Liebe Bipontina,
dein Gedicht hat, bis auf ein paar Stellen, eine schöne Satzmelodie, zeigt ein schönes Stimmungsbild. Das lyrische Ich scheint sich selber gut zureden zu wollen, die Hände rein waschen zu wollen von der Verachtung aus dem letzten Vers, sich selbst gedanklich zu bestätigen, dass es richtig ist, was es fühlt und denkt, wobei mich das "der" in V13 ein wenig irritiert.
An manchen Stellen stolperte ich beim Lesen, was zum einen daran lag, dass dir in Vers 2 einmal ein Trochäus in die sonst unbetont beginnenden Verse geraten ist, vermutlich der (absichtliche?) Kettenbruch, zum anderen am unterschiedlichen im Versmaß in S1 und S2.
Das Reimschema abcabcd in der ersten Strophe wechselt in der 2. zu abcabceed, ist an sich innovativ und spannend, leidet nur auch ein wenig unter der unterschiedlichen Silbenanzahl, so dass man, zumindest ich, beim lauten Lesen leicht stockt.

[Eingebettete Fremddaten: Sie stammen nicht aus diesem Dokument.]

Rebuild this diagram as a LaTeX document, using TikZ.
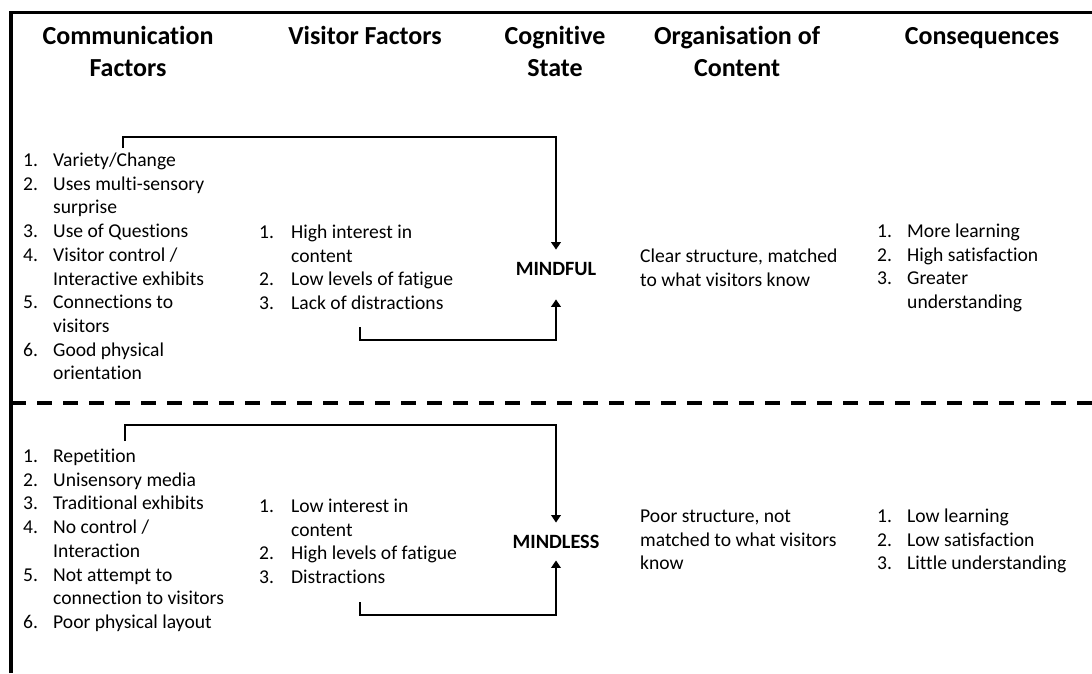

Werd ich gesunden? Mich befreien? (9 Silben)
x X xXx X xXx
Dieser Ketten wieder ledig sein? (9, Trochäus)
Xx Xx Xx Xx X
Wenn sich der neue Winter zeigt: (8)
x X x Xx Xx X
Werd ich die Stunden dann bereuen, (9)
x X x Xx X xXx
die ich in süßem Widerschein, (8)
x X x Xx XxX
Dir allzu zärtlich hingeneigt, (8)
x Xx Xx XxX
verbrachte? (3)
xXx
Und doch will ich in diesen Banden liegen! (11)
x X x X x Xx Xx Xx
Was soll mir Freiheit, wenn sich mich (8)
x X x Xx X x X
in neue Leere stößt? (6)
x Xx Xx X
Wie kann ich d i e s e n Schatten je besiegen? (11)
x X x Xx Xx X xXx
In diesem Schatten ahnt' ich Dich: (8)
x Xx Xx X x X
der alle Sinne löst' (6)
x Xx Xx X
von irdischem Begehren. (7)
x XxX xXx
Was nützt mein Wehren? (5)
x X x Xx
Du bist das Große "Ich verachte" (9)
x X x Xx X xXx
Auch die Wortwiederholung bei "Schatten" stört mich persönlich ein wenig, ebenso, wie die beiden "in-Auftakte".
Insgesamt finde ich dein Gedicht sehr interessant und mag es, nicht dass dies jetzt in der ganzen Mäkelei untergeht.